What is asked ->
Word for word, print each line of the listing below; pictures stay out.

-*-*-

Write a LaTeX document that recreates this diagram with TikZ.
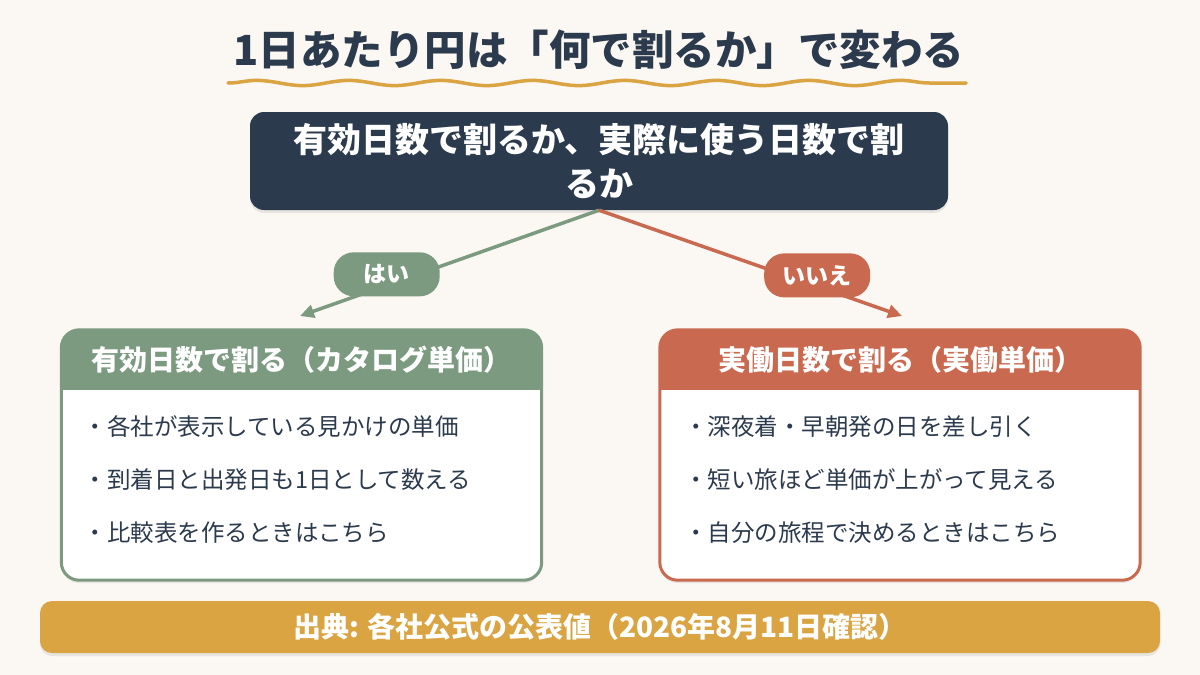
\documentclass[tikz,border=0pt]{standalone}
\usepackage{fontspec}
\setmainfont{Noto Sans CJK JP}
\usepackage{tikz}
\usepackage{xcolor}
\usetikzlibrary{arrows.meta,positioning,calc,shadows,decorations.pathmorphing}
\definecolor{PageCream}{RGB}{251,247,242}
\definecolor{NavyInk}{RGB}{43,58,76}
\definecolor{SageGreen}{RGB}{123,154,128}
\definecolor{Terracotta}{RGB}{201,106,80}
\definecolor{GoldBand}{RGB}{217,164,65}

\tikzset{
  softshadow/.style={drop shadow={opacity=0.15, shadow xshift=0pt, shadow yshift=-3pt}},
  pill/.style={fill=#1, text=white, rounded corners=20pt, minimum width=106pt,
               minimum height=44pt, inner sep=0pt, font=\fontsize{23}{26}\selectfont\bfseries},
  cardbody/.style={fill=white, minimum width=480pt, minimum height=250pt,
                   inner sep=0pt, rounded corners=18pt, softshadow},
  cardhead/.style={text=white, inner sep=0pt, minimum height=60pt,
                   font=\fontsize{28}{32}\selectfont\bfseries},
  bulletline/.style={text=NavyInk, inner sep=0pt, font=\fontsize{23.5}{27}\selectfont},
  branch/.style={line width=3.5pt, -{Triangle[length=14pt,width=13pt]}},
}

\begin{document}
\begin{tikzpicture}[x=1pt,y=-1pt]
\fill[PageCream] (0,0) rectangle (1200,675);
\useasboundingbox (0,0) rectangle (1200,675);

\node[text=NavyInk, font=\fontsize{41.5}{46}\selectfont\bfseries] (title) at (599,50)
  {1日あたり円は「何で割るか」で変わる};
\coordinate (waveL) at (228,83);
\coordinate (waveR) at (966,83);
\draw[GoldBand, line width=3.5pt, line cap=round, decorate,
      decoration={snake, segment length=92pt, amplitude=2.6pt}] (waveL) -- (waveR);

\node[fill=NavyInk, text=white, rounded corners=14pt, minimum width=698pt,
      minimum height=98pt, align=center, softshadow,
      font=\fontsize{34}{44}\selectfont\bfseries] (q) at (599,161)
  {有効日数で割るか、実際に使う日数で割\\るか};

\coordinate (yesEnd) at (300,316);
\coordinate (noEnd) at (902,316);
\draw[branch, SageGreen] (q.south) -- node[pill=SageGreen, pos=0.71, yshift=11pt] (yes) {はい} (yesEnd);
\draw[branch, Terracotta] (q.south) -- node[pill=Terracotta, pos=0.72, yshift=11pt] (no) {いいえ} (noEnd);

\node[cardbody] (yesBox) at (301.5,455) {};
\fill[SageGreen] ([yshift=-60pt]yesBox.north west) [rounded corners=18pt] -- (yesBox.north west)
  -- (yesBox.north east) [sharp corners] -- ([yshift=-60pt]yesBox.north east) -- cycle;
\draw[SageGreen, line width=3pt, rounded corners=18pt] (yesBox.north west) rectangle (yesBox.south east);
\node[cardhead, below=0pt of yesBox.north] (yesHead) {有効日数で割る（カタログ単価）};
\node[bulletline, anchor=west] (yes1) at ([xshift=22pt,yshift=-97pt]yesBox.north west) {・各社が表示している見かけの単価};
\node[bulletline, below=53pt of yes1.west, anchor=west] (yes2) {・到着日と出発日も1日として数える};
\node[bulletline, below=53pt of yes2.west, anchor=west] (yes3) {・比較表を作るときはこちら};

\node[cardbody] (noBox) at (900,455) {};
\fill[Terracotta] ([yshift=-60pt]noBox.north west) [rounded corners=18pt] -- (noBox.north west)
  -- (noBox.north east) [sharp corners] -- ([yshift=-60pt]noBox.north east) -- cycle;
\draw[Terracotta, line width=3pt, rounded corners=18pt] (noBox.north west) rectangle (noBox.south east);
\node[cardhead, below=0pt of noBox.north] (noHead) {実働日数で割る（実働単価）};
\node[bulletline, anchor=west] (no1) at ([xshift=24pt,yshift=-97pt]noBox.north west) {・深夜着・早朝発の日を差し引く};
\node[bulletline, below=53pt of no1.west, anchor=west] (no2) {・短い旅ほど単価が上がって見える};
\node[bulletline, below=53pt of no2.west, anchor=west] (no3) {・自分の旅程で決めるときはこちら};

\node[fill=GoldBand, text=white, rounded corners=12pt, minimum width=1120pt,
      minimum height=52pt, softshadow, font=\fontsize{28}{30}\selectfont\bfseries] (source) at (600,627)
  {出典: 各社公式の公表値（2026年8月11日確認）};
\end{tikzpicture}
\end{document}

-*-*-

Solution for this problem ->
Write a LaTeX document that recreates this diagram with TikZ.
\documentclass[tikz,border=0pt]{standalone}
\usepackage{fontspec}
\setmainfont{Noto Sans CJK JP}
\usepackage{tikz}
\usepackage{xcolor}
\usetikzlibrary{arrows.meta,positioning,calc,shadows,decorations.pathmorphing}
\definecolor{PageCream}{RGB}{251,247,242}
\definecolor{NavyInk}{RGB}{43,58,76}
\definecolor{SageGreen}{RGB}{123,154,128}
\definecolor{Terracotta}{RGB}{201,106,80}
\definecolor{GoldBand}{RGB}{217,164,65}

\tikzset{
  softshadow/.style={drop shadow={opacity=0.15, shadow xshift=0pt, shadow yshift=-3pt}},
  pill/.style={fill=#1, text=white, rounded corners=20pt, minimum width=106pt,
               minimum height=44pt, inner sep=0pt, font=\fontsize{23}{26}\selectfont\bfseries},
  cardbody/.style={fill=white, minimum width=480pt, minimum height=250pt,
                   inner sep=0pt, rounded corners=18pt, softshadow},
  cardhead/.style={text=white, inner sep=0pt, minimum height=60pt,
                   font=\fontsize{28}{32}\selectfont\bfseries},
  bulletline/.style={text=NavyInk, inner sep=0pt, font=\fontsize{23.5}{27}\selectfont},
  branch/.style={line width=3.5pt, -{Triangle[length=14pt,width=13pt]}},
}

\begin{document}
\begin{tikzpicture}[x=1pt,y=-1pt]
\fill[PageCream] (0,0) rectangle (1200,675);
\useasboundingbox (0,0) rectangle (1200,675);

\node[text=NavyInk, font=\fontsize{41.5}{46}\selectfont\bfseries] (title) at (599,50)
  {1日あたり円は「何で割るか」で変わる};
\coordinate (waveL) at (228,83);
\coordinate (waveR) at (966,83);
\draw[GoldBand, line width=3.5pt, line cap=round, decorate,
      decoration={snake, segment length=92pt, amplitude=2.6pt}] (waveL) -- (waveR);

\node[fill=NavyInk, text=white, rounded corners=14pt, minimum width=698pt,
      minimum height=98pt, align=center, softshadow,
      font=\fontsize{34}{44}\selectfont\bfseries] (q) at (599,161)
  {有効日数で割るか、実際に使う日数で割\\るか};

\coordinate (yesEnd) at (300,316);
\coordinate (noEnd) at (902,316);
\draw[branch, SageGreen] (q.south) -- node[pill=SageGreen, pos=0.71, yshift=11pt] (yes) {はい} (yesEnd);
\draw[branch, Terracotta] (q.south) -- node[pill=Terracotta, pos=0.72, yshift=11pt] (no) {いいえ} (noEnd);

\node[cardbody] (yesBox) at (301.5,455) {};
\fill[SageGreen] ([yshift=-60pt]yesBox.north west) [rounded corners=18pt] -- (yesBox.north west)
  -- (yesBox.north east) [sharp corners] -- ([yshift=-60pt]yesBox.north east) -- cycle;
\draw[SageGreen, line width=3pt, rounded corners=18pt] (yesBox.north west) rectangle (yesBox.south east);
\node[cardhead, below=0pt of yesBox.north] (yesHead) {有効日数で割る（カタログ単価）};
\node[bulletline, anchor=west] (yes1) at ([xshift=22pt,yshift=-97pt]yesBox.north west) {・各社が表示している見かけの単価};
\node[bulletline, below=53pt of yes1.west, anchor=west] (yes2) {・到着日と出発日も1日として数える};
\node[bulletline, below=53pt of yes2.west, anchor=west] (yes3) {・比較表を作るときはこちら};

\node[cardbody] (noBox) at (900,455) {};
\fill[Terracotta] ([yshift=-60pt]noBox.north west) [rounded corners=18pt] -- (noBox.north west)
  -- (noBox.north east) [sharp corners] -- ([yshift=-60pt]noBox.north east) -- cycle;
\draw[Terracotta, line width=3pt, rounded corners=18pt] (noBox.north west) rectangle (noBox.south east);
\node[cardhead, below=0pt of noBox.north] (noHead) {実働日数で割る（実働単価）};
\node[bulletline, anchor=west] (no1) at ([xshift=24pt,yshift=-97pt]noBox.north west) {・深夜着・早朝発の日を差し引く};
\node[bulletline, below=53pt of no1.west, anchor=west] (no2) {・短い旅ほど単価が上がって見える};
\node[bulletline, below=53pt of no2.west, anchor=west] (no3) {・自分の旅程で決めるときはこちら};

\node[fill=GoldBand, text=white, rounded corners=12pt, minimum width=1120pt,
      minimum height=52pt, softshadow, font=\fontsize{28}{30}\selectfont\bfseries] (source) at (600,627)
  {出典: 各社公式の公表値（2026年8月11日確認）};
\end{tikzpicture}
\end{document}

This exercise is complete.